Electrical resistance is defined as the resistance to flow of electricity through a material. Even the best conductors, such as gold, have some resistance. Resistance elements essentially fall somewhere between a conductor and an insulator. Resistance can also be considered a measurement of how tightly a material holds onto its electrons. For example, common resistance elements in a circuit are lights, motors, and electrical resistance heaters.
The electrical resistance of a material is measured in units called "ohms". The lower the resistance of a material, the better the material acts as a conductor. For example, copper has a lower electrical resistance than aluminum; copper is a better conductor. The resistance value for most materials is listed in physics or science books.
We can use a water piping system as an analogy. The resistance in the water pipe to the flow of water comes mainly from the size of the pipe. Rust and corrosion inside the pipe, objects stuck inside the pipe, and the number of bends and fittings all add up to increase the resistance to the flow of water.

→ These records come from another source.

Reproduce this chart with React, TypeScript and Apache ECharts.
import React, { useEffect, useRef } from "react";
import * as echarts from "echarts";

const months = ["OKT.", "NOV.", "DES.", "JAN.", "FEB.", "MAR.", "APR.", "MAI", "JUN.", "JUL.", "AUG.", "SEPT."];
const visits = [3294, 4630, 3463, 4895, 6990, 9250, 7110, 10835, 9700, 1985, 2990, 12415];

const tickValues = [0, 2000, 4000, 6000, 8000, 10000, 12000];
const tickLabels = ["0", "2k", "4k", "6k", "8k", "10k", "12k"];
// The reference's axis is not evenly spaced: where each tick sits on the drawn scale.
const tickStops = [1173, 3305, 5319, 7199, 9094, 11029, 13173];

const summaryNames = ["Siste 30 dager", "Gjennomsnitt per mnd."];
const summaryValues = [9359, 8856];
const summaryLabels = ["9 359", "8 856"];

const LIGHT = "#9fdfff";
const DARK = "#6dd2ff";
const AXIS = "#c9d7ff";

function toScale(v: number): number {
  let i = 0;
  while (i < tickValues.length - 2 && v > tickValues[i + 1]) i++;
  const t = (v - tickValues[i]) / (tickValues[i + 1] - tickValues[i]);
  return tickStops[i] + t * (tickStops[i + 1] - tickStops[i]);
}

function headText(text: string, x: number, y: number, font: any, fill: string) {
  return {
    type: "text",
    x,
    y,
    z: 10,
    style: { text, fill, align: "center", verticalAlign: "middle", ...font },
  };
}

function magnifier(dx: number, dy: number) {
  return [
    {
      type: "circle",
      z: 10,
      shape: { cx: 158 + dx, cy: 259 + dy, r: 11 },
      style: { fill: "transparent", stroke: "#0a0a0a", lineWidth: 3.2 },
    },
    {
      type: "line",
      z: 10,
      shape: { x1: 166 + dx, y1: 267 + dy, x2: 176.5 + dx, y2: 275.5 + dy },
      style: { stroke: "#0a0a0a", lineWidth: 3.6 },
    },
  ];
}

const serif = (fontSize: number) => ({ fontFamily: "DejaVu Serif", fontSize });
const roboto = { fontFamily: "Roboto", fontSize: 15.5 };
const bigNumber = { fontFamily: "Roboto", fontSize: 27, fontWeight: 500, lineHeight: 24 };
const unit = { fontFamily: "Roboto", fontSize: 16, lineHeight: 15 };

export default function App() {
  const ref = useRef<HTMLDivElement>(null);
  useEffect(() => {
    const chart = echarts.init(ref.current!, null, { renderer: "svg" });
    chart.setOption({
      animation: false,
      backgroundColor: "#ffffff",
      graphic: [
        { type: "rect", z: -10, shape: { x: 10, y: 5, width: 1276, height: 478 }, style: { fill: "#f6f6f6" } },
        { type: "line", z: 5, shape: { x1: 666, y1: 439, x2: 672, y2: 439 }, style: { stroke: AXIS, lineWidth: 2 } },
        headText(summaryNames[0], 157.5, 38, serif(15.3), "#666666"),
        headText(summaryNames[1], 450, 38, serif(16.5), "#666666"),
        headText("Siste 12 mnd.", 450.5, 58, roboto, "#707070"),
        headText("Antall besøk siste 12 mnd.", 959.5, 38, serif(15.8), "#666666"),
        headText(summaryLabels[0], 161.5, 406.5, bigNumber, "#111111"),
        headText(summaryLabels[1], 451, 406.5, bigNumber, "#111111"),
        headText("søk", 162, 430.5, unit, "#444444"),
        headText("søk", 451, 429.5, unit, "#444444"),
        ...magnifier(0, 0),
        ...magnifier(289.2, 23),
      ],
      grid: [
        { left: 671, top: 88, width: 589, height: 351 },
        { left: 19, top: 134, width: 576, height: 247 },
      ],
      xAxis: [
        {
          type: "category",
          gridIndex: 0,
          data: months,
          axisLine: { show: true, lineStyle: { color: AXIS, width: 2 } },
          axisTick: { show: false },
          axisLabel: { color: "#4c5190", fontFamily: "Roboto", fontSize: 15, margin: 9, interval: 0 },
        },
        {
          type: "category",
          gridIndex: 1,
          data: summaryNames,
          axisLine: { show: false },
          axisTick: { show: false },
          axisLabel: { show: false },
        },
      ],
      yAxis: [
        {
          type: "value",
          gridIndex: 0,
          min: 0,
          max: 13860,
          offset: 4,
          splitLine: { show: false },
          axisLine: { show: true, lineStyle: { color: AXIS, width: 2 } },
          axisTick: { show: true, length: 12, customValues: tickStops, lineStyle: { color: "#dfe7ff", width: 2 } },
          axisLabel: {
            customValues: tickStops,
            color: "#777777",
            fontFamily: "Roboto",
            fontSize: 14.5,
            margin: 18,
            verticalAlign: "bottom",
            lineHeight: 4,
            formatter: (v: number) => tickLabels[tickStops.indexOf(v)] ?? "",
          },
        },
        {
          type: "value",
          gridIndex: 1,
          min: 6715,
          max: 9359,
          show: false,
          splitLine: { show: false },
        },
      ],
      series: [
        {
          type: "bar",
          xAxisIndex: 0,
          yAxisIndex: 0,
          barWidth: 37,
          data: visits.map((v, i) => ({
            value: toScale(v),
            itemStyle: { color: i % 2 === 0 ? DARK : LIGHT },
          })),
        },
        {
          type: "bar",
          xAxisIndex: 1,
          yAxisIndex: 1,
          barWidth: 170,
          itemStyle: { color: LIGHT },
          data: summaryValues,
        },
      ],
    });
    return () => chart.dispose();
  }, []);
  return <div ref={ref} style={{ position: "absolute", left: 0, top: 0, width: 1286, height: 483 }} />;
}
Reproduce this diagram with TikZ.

The same is true of current flow in an electric circuit. A number of factors determine the resistance to current flow such as wire diameter, wire length and any impurities in the wire's makeup. For example, smaller wires have more resistance than larger diameter wires and longer wires have more resistance than shorter wires.
When electricity flows through any resistance, energy is dissipated in the form of heat. If the heat becomes intense enough, the conductor resistor may actually glow. This is exactly how an incandescent light bulb works. The filament is made of a material that will resist the current enough to heat up and glow.
The scientific symbol for electrical resistance, which is measured in ohms, is the Greek letter Omega. Electricians and practical wiring books typically use an "R" to represent resistance. So in this title, we will use the practical symbol "R" to represent resistance in ohms.